- _Required task_
Present the data once more in exactly its original form.

* start Recorded information *

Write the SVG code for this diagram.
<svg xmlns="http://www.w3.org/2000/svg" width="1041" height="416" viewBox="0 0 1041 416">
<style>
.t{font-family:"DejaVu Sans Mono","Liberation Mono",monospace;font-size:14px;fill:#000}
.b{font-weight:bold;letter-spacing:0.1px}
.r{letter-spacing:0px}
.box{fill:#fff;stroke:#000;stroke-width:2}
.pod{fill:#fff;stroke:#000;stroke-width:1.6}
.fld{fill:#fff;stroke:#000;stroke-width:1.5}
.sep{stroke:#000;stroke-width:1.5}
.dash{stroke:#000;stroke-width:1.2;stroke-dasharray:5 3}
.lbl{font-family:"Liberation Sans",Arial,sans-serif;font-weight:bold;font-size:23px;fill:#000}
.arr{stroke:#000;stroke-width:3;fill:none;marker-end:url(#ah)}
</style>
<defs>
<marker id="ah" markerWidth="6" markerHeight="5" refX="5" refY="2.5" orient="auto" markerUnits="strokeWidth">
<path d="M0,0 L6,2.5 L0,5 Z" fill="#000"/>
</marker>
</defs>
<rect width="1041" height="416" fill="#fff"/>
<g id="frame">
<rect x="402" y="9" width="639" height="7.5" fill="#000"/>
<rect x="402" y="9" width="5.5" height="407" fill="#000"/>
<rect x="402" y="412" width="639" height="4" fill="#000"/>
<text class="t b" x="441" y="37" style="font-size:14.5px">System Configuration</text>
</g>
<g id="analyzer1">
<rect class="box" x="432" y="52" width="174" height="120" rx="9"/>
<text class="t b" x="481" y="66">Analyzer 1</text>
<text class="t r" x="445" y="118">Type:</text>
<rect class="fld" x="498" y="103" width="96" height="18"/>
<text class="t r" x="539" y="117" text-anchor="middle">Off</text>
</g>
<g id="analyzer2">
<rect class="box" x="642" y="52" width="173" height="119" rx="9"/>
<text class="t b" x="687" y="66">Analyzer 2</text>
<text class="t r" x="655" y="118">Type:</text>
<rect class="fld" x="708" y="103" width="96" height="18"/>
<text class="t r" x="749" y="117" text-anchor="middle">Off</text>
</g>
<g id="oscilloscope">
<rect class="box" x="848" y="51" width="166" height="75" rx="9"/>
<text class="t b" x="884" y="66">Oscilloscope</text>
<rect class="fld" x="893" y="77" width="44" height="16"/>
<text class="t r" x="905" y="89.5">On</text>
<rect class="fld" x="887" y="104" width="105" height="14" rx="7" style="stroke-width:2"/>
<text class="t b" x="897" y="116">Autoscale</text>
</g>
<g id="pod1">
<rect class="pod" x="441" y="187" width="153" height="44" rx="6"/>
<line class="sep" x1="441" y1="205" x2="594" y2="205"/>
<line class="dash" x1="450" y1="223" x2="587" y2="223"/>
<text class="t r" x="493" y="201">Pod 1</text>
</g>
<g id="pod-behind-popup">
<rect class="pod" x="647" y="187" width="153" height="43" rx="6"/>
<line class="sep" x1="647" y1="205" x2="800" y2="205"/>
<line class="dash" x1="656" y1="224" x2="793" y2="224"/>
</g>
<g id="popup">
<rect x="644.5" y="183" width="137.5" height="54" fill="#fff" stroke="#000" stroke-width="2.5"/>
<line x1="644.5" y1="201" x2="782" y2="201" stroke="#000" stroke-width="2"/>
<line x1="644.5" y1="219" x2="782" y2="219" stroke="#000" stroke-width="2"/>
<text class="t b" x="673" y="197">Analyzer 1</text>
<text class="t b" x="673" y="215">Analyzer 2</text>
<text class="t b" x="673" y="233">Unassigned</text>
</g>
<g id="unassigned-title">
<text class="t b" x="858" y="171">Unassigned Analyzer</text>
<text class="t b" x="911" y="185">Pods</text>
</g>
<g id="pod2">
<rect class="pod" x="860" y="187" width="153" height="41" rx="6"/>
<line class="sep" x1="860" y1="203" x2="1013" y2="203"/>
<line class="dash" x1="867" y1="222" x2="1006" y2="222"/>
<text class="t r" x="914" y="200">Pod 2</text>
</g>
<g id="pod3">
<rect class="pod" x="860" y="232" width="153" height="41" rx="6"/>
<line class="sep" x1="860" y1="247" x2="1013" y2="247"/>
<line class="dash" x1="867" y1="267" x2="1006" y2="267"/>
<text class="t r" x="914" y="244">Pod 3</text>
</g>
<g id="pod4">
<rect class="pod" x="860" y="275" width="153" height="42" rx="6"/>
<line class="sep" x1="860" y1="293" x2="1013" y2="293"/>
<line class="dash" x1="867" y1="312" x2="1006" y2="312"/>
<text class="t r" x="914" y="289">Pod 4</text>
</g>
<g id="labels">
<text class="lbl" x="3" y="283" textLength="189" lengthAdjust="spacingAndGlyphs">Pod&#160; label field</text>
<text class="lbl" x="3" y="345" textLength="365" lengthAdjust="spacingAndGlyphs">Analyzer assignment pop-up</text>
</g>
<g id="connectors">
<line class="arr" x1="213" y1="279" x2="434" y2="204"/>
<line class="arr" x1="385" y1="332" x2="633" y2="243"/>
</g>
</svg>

* end Recorded information *

- _The result_
Write the SVG code for this diagram.
<svg xmlns="http://www.w3.org/2000/svg" width="1041" height="416" viewBox="0 0 1041 416">
<style>
.t{font-family:"DejaVu Sans Mono","Liberation Mono",monospace;font-size:14px;fill:#000}
.b{font-weight:bold;letter-spacing:0.1px}
.r{letter-spacing:0px}
.box{fill:#fff;stroke:#000;stroke-width:2}
.pod{fill:#fff;stroke:#000;stroke-width:1.6}
.fld{fill:#fff;stroke:#000;stroke-width:1.5}
.sep{stroke:#000;stroke-width:1.5}
.dash{stroke:#000;stroke-width:1.2;stroke-dasharray:5 3}
.lbl{font-family:"Liberation Sans",Arial,sans-serif;font-weight:bold;font-size:23px;fill:#000}
.arr{stroke:#000;stroke-width:3;fill:none;marker-end:url(#ah)}
</style>
<defs>
<marker id="ah" markerWidth="6" markerHeight="5" refX="5" refY="2.5" orient="auto" markerUnits="strokeWidth">
<path d="M0,0 L6,2.5 L0,5 Z" fill="#000"/>
</marker>
</defs>
<rect width="1041" height="416" fill="#fff"/>
<g id="frame">
<rect x="402" y="9" width="639" height="7.5" fill="#000"/>
<rect x="402" y="9" width="5.5" height="407" fill="#000"/>
<rect x="402" y="412" width="639" height="4" fill="#000"/>
<text class="t b" x="441" y="37" style="font-size:14.5px">System Configuration</text>
</g>
<g id="analyzer1">
<rect class="box" x="432" y="52" width="174" height="120" rx="9"/>
<text class="t b" x="481" y="66">Analyzer 1</text>
<text class="t r" x="445" y="118">Type:</text>
<rect class="fld" x="498" y="103" width="96" height="18"/>
<text class="t r" x="539" y="117" text-anchor="middle">Off</text>
</g>
<g id="analyzer2">
<rect class="box" x="642" y="52" width="173" height="119" rx="9"/>
<text class="t b" x="687" y="66">Analyzer 2</text>
<text class="t r" x="655" y="118">Type:</text>
<rect class="fld" x="708" y="103" width="96" height="18"/>
<text class="t r" x="749" y="117" text-anchor="middle">Off</text>
</g>
<g id="oscilloscope">
<rect class="box" x="848" y="51" width="166" height="75" rx="9"/>
<text class="t b" x="884" y="66">Oscilloscope</text>
<rect class="fld" x="893" y="77" width="44" height="16"/>
<text class="t r" x="905" y="89.5">On</text>
<rect class="fld" x="887" y="104" width="105" height="14" rx="7" style="stroke-width:2"/>
<text class="t b" x="897" y="116">Autoscale</text>
</g>
<g id="pod1">
<rect class="pod" x="441" y="187" width="153" height="44" rx="6"/>
<line class="sep" x1="441" y1="205" x2="594" y2="205"/>
<line class="dash" x1="450" y1="223" x2="587" y2="223"/>
<text class="t r" x="493" y="201">Pod 1</text>
</g>
<g id="pod-behind-popup">
<rect class="pod" x="647" y="187" width="153" height="43" rx="6"/>
<line class="sep" x1="647" y1="205" x2="800" y2="205"/>
<line class="dash" x1="656" y1="224" x2="793" y2="224"/>
</g>
<g id="popup">
<rect x="644.5" y="183" width="137.5" height="54" fill="#fff" stroke="#000" stroke-width="2.5"/>
<line x1="644.5" y1="201" x2="782" y2="201" stroke="#000" stroke-width="2"/>
<line x1="644.5" y1="219" x2="782" y2="219" stroke="#000" stroke-width="2"/>
<text class="t b" x="673" y="197">Analyzer 1</text>
<text class="t b" x="673" y="215">Analyzer 2</text>
<text class="t b" x="673" y="233">Unassigned</text>
</g>
<g id="unassigned-title">
<text class="t b" x="858" y="171">Unassigned Analyzer</text>
<text class="t b" x="911" y="185">Pods</text>
</g>
<g id="pod2">
<rect class="pod" x="860" y="187" width="153" height="41" rx="6"/>
<line class="sep" x1="860" y1="203" x2="1013" y2="203"/>
<line class="dash" x1="867" y1="222" x2="1006" y2="222"/>
<text class="t r" x="914" y="200">Pod 2</text>
</g>
<g id="pod3">
<rect class="pod" x="860" y="232" width="153" height="41" rx="6"/>
<line class="sep" x1="860" y1="247" x2="1013" y2="247"/>
<line class="dash" x1="867" y1="267" x2="1006" y2="267"/>
<text class="t r" x="914" y="244">Pod 3</text>
</g>
<g id="pod4">
<rect class="pod" x="860" y="275" width="153" height="42" rx="6"/>
<line class="sep" x1="860" y1="293" x2="1013" y2="293"/>
<line class="dash" x1="867" y1="312" x2="1006" y2="312"/>
<text class="t r" x="914" y="289">Pod 4</text>
</g>
<g id="labels">
<text class="lbl" x="3" y="283" textLength="189" lengthAdjust="spacingAndGlyphs">Pod&#160; label field</text>
<text class="lbl" x="3" y="345" textLength="365" lengthAdjust="spacingAndGlyphs">Analyzer assignment pop-up</text>
</g>
<g id="connectors">
<line class="arr" x1="213" y1="279" x2="434" y2="204"/>
<line class="arr" x1="385" y1="332" x2="633" y2="243"/>
</g>
</svg>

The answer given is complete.